— begin Records for the task —
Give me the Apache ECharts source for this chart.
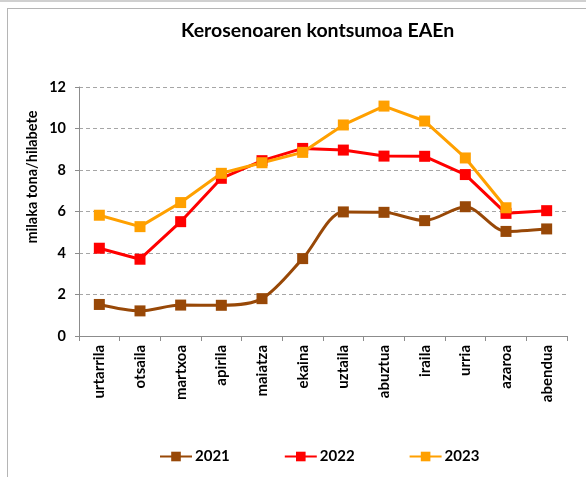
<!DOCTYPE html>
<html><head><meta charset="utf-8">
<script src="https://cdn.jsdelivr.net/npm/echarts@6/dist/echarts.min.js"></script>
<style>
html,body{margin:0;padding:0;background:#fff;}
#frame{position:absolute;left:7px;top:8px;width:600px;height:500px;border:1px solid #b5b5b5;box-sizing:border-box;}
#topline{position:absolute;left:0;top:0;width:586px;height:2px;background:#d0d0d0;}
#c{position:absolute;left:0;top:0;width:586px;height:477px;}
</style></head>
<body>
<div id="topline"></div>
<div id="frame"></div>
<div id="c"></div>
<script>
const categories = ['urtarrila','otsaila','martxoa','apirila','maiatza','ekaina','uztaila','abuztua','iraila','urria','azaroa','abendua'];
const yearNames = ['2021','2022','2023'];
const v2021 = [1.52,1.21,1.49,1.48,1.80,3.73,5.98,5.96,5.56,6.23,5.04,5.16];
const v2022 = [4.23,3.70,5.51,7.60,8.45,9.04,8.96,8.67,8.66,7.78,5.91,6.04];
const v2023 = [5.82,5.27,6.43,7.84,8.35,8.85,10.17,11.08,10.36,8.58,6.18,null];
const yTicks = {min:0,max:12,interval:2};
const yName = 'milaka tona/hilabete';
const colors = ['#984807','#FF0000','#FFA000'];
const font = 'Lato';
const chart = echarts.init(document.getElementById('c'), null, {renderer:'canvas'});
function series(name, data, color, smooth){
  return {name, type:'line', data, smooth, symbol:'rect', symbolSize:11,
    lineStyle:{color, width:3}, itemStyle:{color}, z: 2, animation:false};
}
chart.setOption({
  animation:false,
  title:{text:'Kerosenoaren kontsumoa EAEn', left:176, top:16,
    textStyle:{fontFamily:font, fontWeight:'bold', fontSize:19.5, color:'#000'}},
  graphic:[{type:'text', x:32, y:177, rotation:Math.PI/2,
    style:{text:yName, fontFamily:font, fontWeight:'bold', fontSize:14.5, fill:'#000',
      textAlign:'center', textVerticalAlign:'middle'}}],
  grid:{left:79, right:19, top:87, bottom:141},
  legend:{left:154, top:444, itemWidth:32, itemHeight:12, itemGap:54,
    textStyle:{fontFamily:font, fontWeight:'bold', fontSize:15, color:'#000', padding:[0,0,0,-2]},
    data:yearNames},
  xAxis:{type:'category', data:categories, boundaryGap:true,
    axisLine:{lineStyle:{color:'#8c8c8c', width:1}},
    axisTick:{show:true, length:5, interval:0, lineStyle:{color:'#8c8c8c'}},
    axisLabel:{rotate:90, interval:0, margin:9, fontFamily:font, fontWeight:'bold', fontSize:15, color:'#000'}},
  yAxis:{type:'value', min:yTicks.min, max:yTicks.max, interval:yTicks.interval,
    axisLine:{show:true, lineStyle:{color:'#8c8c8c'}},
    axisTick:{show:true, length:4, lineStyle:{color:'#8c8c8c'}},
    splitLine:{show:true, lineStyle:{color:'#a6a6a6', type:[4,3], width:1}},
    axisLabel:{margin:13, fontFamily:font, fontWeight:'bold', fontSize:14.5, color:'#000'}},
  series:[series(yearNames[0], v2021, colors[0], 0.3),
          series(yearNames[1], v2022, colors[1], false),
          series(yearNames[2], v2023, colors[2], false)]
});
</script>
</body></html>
— end Records for the task —
— begin Records for the task —
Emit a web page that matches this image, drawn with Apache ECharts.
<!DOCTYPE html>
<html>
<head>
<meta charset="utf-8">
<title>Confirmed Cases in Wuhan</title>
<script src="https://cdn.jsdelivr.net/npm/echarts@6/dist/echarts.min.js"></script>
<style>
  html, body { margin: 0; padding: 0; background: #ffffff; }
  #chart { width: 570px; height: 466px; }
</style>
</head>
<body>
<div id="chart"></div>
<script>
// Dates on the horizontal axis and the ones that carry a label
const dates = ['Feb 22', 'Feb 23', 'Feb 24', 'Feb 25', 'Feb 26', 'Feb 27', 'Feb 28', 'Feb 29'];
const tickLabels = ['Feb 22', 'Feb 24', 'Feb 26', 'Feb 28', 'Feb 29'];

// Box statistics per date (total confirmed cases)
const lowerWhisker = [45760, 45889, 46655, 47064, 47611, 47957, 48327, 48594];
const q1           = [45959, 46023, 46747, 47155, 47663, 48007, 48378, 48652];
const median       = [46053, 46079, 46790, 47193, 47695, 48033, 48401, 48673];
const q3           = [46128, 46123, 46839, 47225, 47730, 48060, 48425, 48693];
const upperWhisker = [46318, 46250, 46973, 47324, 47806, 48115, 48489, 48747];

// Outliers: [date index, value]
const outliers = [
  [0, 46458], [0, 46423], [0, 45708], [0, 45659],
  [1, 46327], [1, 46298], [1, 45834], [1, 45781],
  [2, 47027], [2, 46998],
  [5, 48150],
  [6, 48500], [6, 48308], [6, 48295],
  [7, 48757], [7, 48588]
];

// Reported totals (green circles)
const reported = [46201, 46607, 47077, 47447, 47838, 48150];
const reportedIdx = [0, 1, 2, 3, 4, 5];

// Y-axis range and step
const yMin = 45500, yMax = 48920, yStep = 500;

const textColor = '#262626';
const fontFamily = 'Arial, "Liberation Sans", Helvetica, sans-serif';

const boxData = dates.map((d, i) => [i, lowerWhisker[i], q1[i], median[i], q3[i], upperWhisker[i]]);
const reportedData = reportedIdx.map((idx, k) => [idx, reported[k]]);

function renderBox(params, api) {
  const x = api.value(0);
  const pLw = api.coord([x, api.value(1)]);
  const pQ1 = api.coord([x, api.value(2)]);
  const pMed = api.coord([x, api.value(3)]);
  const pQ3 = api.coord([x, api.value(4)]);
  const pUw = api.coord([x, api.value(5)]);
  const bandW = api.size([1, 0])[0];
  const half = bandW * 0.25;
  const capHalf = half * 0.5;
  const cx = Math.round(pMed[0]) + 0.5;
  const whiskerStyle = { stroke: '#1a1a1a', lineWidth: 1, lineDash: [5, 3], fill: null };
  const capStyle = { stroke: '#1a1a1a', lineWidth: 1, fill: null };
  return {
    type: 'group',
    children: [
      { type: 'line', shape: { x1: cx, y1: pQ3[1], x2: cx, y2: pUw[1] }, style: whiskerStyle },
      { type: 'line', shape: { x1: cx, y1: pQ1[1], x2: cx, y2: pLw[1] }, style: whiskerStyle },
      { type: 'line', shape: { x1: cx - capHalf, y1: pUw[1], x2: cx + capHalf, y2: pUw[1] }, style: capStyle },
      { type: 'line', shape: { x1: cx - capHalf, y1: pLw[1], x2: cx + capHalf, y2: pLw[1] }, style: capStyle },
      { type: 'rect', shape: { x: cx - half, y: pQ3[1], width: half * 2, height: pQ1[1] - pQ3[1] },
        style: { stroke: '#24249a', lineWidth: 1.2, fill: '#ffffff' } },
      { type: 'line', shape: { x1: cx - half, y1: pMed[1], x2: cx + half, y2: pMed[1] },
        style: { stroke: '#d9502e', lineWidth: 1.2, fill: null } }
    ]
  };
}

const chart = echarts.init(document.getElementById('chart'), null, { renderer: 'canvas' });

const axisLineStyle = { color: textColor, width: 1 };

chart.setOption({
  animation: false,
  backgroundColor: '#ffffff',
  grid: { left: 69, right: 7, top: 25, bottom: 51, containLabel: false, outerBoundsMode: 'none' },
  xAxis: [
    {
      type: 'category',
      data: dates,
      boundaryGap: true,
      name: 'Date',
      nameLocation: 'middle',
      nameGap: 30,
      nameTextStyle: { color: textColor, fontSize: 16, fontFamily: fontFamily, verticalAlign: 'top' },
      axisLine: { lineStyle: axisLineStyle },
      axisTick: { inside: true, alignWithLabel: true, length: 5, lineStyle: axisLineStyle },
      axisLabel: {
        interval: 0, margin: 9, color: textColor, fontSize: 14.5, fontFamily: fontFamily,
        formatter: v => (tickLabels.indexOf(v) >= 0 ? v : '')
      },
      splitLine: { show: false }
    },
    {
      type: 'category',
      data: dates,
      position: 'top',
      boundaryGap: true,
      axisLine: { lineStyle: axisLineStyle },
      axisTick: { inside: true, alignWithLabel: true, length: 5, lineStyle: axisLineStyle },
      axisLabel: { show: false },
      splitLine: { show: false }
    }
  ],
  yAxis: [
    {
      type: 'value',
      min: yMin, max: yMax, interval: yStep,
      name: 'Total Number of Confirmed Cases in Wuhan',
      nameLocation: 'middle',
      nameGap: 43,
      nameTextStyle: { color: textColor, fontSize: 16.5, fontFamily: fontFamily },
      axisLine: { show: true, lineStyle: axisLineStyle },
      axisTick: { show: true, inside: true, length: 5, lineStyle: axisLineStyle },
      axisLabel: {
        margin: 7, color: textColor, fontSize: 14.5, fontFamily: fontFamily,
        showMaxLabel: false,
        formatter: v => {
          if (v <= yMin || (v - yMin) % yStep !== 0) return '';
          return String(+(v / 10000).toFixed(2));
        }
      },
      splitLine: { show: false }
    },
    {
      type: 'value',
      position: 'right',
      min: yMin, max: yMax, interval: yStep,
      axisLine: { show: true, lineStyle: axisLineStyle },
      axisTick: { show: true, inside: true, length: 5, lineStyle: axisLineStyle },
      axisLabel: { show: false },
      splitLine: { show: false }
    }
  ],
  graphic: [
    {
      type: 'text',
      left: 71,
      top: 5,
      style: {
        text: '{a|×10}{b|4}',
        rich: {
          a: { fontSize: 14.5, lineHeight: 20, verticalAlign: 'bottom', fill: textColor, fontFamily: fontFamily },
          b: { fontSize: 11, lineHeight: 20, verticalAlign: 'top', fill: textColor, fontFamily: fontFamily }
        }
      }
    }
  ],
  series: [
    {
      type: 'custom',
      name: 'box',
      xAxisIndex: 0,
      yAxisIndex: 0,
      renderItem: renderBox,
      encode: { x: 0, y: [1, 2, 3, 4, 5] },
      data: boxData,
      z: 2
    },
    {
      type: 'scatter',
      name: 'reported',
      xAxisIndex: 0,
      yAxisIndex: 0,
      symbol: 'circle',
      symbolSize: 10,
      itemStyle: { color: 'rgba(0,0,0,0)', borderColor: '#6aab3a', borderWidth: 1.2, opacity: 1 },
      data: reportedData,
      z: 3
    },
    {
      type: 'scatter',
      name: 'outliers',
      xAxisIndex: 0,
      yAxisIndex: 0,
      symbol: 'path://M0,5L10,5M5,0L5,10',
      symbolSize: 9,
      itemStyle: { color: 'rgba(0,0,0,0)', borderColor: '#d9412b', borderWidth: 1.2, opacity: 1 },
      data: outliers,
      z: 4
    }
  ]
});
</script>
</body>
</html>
— end Records for the task —
#### The exercise:
Collect the lines of the records that include the string "this".

#### Output:
Give me the Apache ECharts source for this chart.
Emit a web page that matches this image, drawn with Apache ECharts.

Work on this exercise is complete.